**Brief**. Work out how many lines hold the string "React". Give that number and nothing more.

**Dataset extract**.
----------
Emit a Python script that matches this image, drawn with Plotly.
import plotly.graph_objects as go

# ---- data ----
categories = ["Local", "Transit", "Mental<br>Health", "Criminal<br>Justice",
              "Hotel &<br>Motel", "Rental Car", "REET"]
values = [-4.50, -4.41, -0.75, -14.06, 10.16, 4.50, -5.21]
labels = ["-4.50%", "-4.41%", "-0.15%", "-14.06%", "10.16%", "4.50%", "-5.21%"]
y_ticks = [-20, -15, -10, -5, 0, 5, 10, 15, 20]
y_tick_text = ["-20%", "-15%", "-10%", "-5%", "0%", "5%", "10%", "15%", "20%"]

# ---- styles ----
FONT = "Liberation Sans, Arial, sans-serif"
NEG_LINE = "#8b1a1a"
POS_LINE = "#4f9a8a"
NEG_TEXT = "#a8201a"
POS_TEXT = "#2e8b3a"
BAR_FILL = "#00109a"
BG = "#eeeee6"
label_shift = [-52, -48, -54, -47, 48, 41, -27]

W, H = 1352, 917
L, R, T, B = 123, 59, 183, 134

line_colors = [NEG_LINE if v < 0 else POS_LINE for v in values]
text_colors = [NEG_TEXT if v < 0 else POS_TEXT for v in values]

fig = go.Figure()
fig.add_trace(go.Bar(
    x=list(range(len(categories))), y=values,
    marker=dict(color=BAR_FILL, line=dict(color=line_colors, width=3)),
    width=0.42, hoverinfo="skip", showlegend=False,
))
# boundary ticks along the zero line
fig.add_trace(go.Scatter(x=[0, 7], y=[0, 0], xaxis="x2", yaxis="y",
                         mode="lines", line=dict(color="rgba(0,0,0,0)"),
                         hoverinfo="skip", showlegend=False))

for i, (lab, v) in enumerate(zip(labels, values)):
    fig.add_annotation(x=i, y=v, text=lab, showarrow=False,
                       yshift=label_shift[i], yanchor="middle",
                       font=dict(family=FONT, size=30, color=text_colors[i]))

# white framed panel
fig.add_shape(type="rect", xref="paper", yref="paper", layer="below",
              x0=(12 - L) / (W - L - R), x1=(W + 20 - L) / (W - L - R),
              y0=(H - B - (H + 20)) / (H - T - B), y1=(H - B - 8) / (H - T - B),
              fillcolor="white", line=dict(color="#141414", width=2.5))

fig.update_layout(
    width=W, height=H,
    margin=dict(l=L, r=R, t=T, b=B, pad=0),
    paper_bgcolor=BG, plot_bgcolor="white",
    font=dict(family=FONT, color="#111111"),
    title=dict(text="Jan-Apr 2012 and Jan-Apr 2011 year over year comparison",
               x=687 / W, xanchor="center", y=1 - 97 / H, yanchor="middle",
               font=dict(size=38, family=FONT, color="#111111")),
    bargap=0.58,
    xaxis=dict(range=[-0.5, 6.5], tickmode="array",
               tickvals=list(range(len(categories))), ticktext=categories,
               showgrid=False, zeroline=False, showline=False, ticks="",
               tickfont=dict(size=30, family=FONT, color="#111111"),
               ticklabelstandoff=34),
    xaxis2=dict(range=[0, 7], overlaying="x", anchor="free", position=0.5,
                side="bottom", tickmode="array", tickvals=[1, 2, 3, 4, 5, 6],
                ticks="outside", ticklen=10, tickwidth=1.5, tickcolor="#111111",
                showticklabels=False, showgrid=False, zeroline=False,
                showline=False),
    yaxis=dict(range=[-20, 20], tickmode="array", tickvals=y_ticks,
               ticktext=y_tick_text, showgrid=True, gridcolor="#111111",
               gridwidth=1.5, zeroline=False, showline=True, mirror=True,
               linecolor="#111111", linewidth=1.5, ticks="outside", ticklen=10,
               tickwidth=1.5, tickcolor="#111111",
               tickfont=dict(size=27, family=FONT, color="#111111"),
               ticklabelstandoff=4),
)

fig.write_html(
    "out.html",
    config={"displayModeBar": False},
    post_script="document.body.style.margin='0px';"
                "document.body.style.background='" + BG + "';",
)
----------
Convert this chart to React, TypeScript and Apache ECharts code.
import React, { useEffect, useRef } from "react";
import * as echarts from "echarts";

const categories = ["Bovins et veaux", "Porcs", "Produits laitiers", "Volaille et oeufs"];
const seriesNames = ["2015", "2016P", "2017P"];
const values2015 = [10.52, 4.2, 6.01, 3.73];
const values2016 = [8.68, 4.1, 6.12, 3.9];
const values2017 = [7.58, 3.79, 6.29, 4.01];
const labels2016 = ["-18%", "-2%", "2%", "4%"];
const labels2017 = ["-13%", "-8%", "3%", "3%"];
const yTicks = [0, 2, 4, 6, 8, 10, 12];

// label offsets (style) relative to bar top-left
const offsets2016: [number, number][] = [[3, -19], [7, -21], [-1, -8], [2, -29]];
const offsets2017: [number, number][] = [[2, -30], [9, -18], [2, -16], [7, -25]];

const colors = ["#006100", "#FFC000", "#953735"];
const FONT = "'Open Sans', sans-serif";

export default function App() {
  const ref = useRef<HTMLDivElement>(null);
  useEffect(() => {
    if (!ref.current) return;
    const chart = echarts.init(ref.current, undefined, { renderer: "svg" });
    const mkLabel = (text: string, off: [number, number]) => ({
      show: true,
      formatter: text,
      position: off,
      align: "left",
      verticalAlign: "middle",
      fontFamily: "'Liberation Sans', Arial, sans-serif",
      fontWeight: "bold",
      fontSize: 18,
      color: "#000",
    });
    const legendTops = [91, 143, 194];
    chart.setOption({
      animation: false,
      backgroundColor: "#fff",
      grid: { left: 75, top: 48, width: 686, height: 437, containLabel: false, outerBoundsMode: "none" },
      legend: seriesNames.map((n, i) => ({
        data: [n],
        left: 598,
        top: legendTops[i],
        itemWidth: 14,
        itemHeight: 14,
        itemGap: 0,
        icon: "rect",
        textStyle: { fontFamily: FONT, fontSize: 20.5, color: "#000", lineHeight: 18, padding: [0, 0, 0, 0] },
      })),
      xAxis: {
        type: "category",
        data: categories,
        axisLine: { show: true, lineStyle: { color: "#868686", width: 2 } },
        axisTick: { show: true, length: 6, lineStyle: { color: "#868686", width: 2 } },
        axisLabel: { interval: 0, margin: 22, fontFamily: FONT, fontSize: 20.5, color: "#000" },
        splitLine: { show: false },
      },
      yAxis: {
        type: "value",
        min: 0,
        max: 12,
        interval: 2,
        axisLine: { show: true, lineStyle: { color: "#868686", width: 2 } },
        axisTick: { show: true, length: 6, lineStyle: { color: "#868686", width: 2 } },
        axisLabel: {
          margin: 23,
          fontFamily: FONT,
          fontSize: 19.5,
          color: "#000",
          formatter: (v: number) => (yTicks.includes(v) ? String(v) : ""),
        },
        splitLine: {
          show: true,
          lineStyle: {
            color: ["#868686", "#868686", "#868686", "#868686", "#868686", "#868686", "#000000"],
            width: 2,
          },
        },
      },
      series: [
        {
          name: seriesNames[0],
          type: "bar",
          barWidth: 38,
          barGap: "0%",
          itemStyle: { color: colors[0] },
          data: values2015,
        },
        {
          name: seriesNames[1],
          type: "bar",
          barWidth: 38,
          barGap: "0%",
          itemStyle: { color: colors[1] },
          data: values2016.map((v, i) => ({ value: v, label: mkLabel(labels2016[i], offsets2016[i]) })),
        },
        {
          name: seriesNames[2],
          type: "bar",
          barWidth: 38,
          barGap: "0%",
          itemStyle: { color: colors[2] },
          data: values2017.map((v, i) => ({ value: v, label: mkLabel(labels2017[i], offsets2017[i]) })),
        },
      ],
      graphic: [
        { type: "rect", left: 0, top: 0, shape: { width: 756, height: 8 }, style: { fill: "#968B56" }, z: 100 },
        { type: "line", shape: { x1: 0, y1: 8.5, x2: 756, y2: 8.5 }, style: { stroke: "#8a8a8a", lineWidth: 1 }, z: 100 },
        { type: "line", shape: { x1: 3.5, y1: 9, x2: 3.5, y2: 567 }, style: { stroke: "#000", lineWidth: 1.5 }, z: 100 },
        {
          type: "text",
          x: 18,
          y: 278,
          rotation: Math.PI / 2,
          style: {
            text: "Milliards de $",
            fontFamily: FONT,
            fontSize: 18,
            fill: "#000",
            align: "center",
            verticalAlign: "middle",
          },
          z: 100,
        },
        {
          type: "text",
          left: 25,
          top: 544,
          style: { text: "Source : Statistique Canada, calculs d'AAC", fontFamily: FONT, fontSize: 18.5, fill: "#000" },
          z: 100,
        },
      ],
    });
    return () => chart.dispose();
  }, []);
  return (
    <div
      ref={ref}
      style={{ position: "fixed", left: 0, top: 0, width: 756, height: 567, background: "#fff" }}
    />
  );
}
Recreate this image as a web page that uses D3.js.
----------
**Response to this exercise**. 2